## Prompt
Can you print the data exactly and leave out each image?
━━━━━━━━━━━━━━━━━━━━━━━━━━━━━━
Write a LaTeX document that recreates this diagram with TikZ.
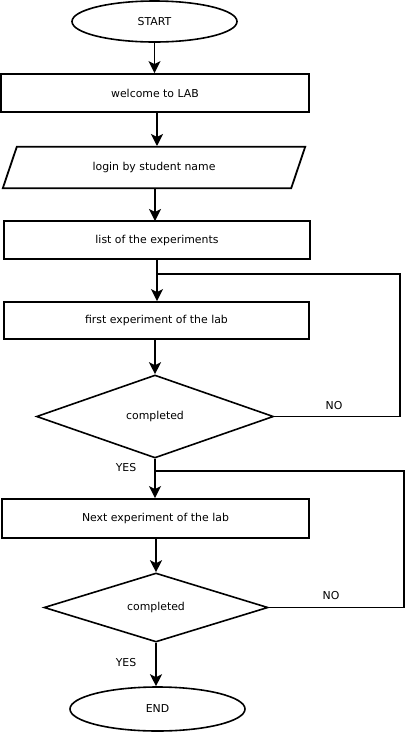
\documentclass[tikz,border=0pt]{standalone}
\usepackage{fontspec}
\setmainfont{DejaVu Sans}
\usetikzlibrary{shapes.geometric,arrows.meta,calc}
\begin{document}
\begin{tikzpicture}[x=1pt,y=-1pt,
  every node/.style={font=\fontsize{10.9}{13}\selectfont},
  box/.style={draw,line width=1.8pt,rectangle,inner sep=0pt},
  term/.style={draw,line width=1.6pt,ellipse,inner sep=0pt},
  dec/.style={draw,line width=1.6pt,diamond,inner sep=0pt},
  arr/.style={line width=1.9pt,-{Stealth[length=12pt,width=12pt,inset=3pt]}},
  ln/.style={line width=1.9pt},
  lbl/.style={inner sep=0pt}]
\useasboundingbox (0,0) rectangle (408,732);
\node[term,minimum width=165pt,minimum height=41pt] (start) at (154.5,21.5) {START};
\node[box,minimum width=308pt,minimum height=38pt] (welcome) at (155,93) {welcome to LAB};
\node[inner sep=0pt,minimum width=288pt,minimum height=41pt] (login) at (154,167.5) {login by student name};
\draw[line width=1.8pt] ($(login.north west)+(7,0)$) -- ($(login.north east)+(7,0)$) -- ($(login.south east)+(-7,0)$) -- ($(login.south west)+(-7,0)$) -- cycle;
\node[box,minimum width=306pt,minimum height=38pt] (list) at (157,240) {list of the experiments};
\node[box,minimum width=305pt,minimum height=37pt] (first) at (156.5,320.5) {first experiment of the lab};
\node[dec,minimum width=237pt,minimum height=83pt] (d1) at (155,416.5) {completed};
\node[box,minimum width=307pt,minimum height=39pt] (next) at (155.5,518.5) {Next experiment of the lab};
\node[dec,minimum width=224pt,minimum height=69pt] (d2) at (156,607.5) {completed};
\node[term,minimum width=175pt,minimum height=44pt] (end) at (157.5,709) {END};
\node[lbl] (no1) at (334,406) {NO};
\node[lbl] (yes1) at (126,468) {YES};
\node[lbl] (no2) at (331,596) {NO};
\node[lbl] (yes2) at (126,663) {YES};
\coordinate (j1) at (157,274);
\coordinate (r1) at (400,274);
\coordinate (j2) at (155,471);
\coordinate (r2) at (404,471);
\draw[arr] (start.south) -- (start.south |- welcome.north);
\draw[arr] (welcome.south -| 157,0) -- (157,146);
\draw[arr] (login.south -| 155,0) -- (155,221);
\draw[arr] (list.south) -- (list.south |- first.north);
\draw[arr] (first.south -| d1.north) -- (d1.north);
\draw[arr] (d1.south) -- (d1.south |- next.north);
\draw[arr] (next.south -| d2.north) -- (d2.north);
\draw[arr] (d2.south) -- (d2.south |- end.north);
\draw[ln] (d1.east) -| (r1) -- (j1);
\draw[ln] (d2.east) -| (r2) -- (j2);
\end{tikzpicture}
\end{document}
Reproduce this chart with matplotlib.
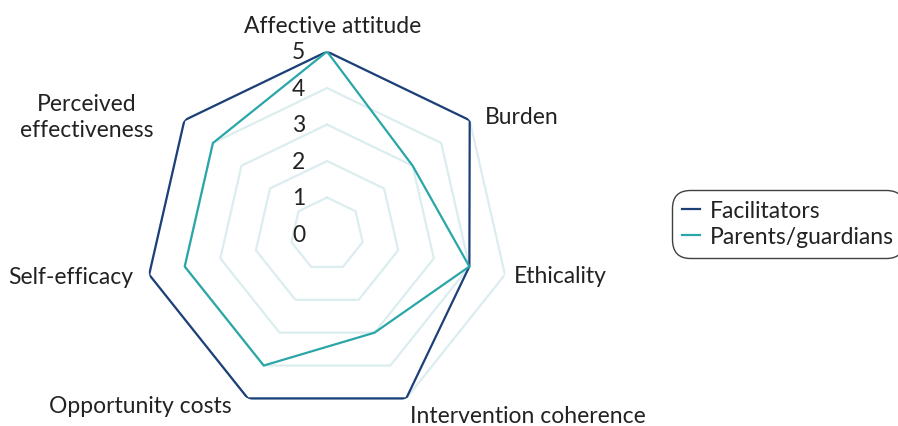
━━━━━━━━━━━━━━━━━━━━━━━━━━━━━━
## Written solution
Write a LaTeX document that recreates this diagram with TikZ.
\documentclass[tikz,border=0pt]{standalone}
\usepackage{fontspec}
\setmainfont{DejaVu Sans}
\usetikzlibrary{shapes.geometric,arrows.meta,calc}
\begin{document}
\begin{tikzpicture}[x=1pt,y=-1pt,
  every node/.style={font=\fontsize{10.9}{13}\selectfont},
  box/.style={draw,line width=1.8pt,rectangle,inner sep=0pt},
  term/.style={draw,line width=1.6pt,ellipse,inner sep=0pt},
  dec/.style={draw,line width=1.6pt,diamond,inner sep=0pt},
  arr/.style={line width=1.9pt,-{Stealth[length=12pt,width=12pt,inset=3pt]}},
  ln/.style={line width=1.9pt},
  lbl/.style={inner sep=0pt}]
\useasboundingbox (0,0) rectangle (408,732);
\node[term,minimum width=165pt,minimum height=41pt] (start) at (154.5,21.5) {START};
\node[box,minimum width=308pt,minimum height=38pt] (welcome) at (155,93) {welcome to LAB};
\node[inner sep=0pt,minimum width=288pt,minimum height=41pt] (login) at (154,167.5) {login by student name};
\draw[line width=1.8pt] ($(login.north west)+(7,0)$) -- ($(login.north east)+(7,0)$) -- ($(login.south east)+(-7,0)$) -- ($(login.south west)+(-7,0)$) -- cycle;
\node[box,minimum width=306pt,minimum height=38pt] (list) at (157,240) {list of the experiments};
\node[box,minimum width=305pt,minimum height=37pt] (first) at (156.5,320.5) {first experiment of the lab};
\node[dec,minimum width=237pt,minimum height=83pt] (d1) at (155,416.5) {completed};
\node[box,minimum width=307pt,minimum height=39pt] (next) at (155.5,518.5) {Next experiment of the lab};
\node[dec,minimum width=224pt,minimum height=69pt] (d2) at (156,607.5) {completed};
\node[term,minimum width=175pt,minimum height=44pt] (end) at (157.5,709) {END};
\node[lbl] (no1) at (334,406) {NO};
\node[lbl] (yes1) at (126,468) {YES};
\node[lbl] (no2) at (331,596) {NO};
\node[lbl] (yes2) at (126,663) {YES};
\coordinate (j1) at (157,274);
\coordinate (r1) at (400,274);
\coordinate (j2) at (155,471);
\coordinate (r2) at (404,471);
\draw[arr] (start.south) -- (start.south |- welcome.north);
\draw[arr] (welcome.south -| 157,0) -- (157,146);
\draw[arr] (login.south -| 155,0) -- (155,221);
\draw[arr] (list.south) -- (list.south |- first.north);
\draw[arr] (first.south -| d1.north) -- (d1.north);
\draw[arr] (d1.south) -- (d1.south |- next.north);
\draw[arr] (next.south -| d2.north) -- (d2.north);
\draw[arr] (d2.south) -- (d2.south |- end.north);
\draw[ln] (d1.east) -| (r1) -- (j1);
\draw[ln] (d2.east) -| (r2) -- (j2);
\end{tikzpicture}
\end{document}
Reproduce this chart with matplotlib.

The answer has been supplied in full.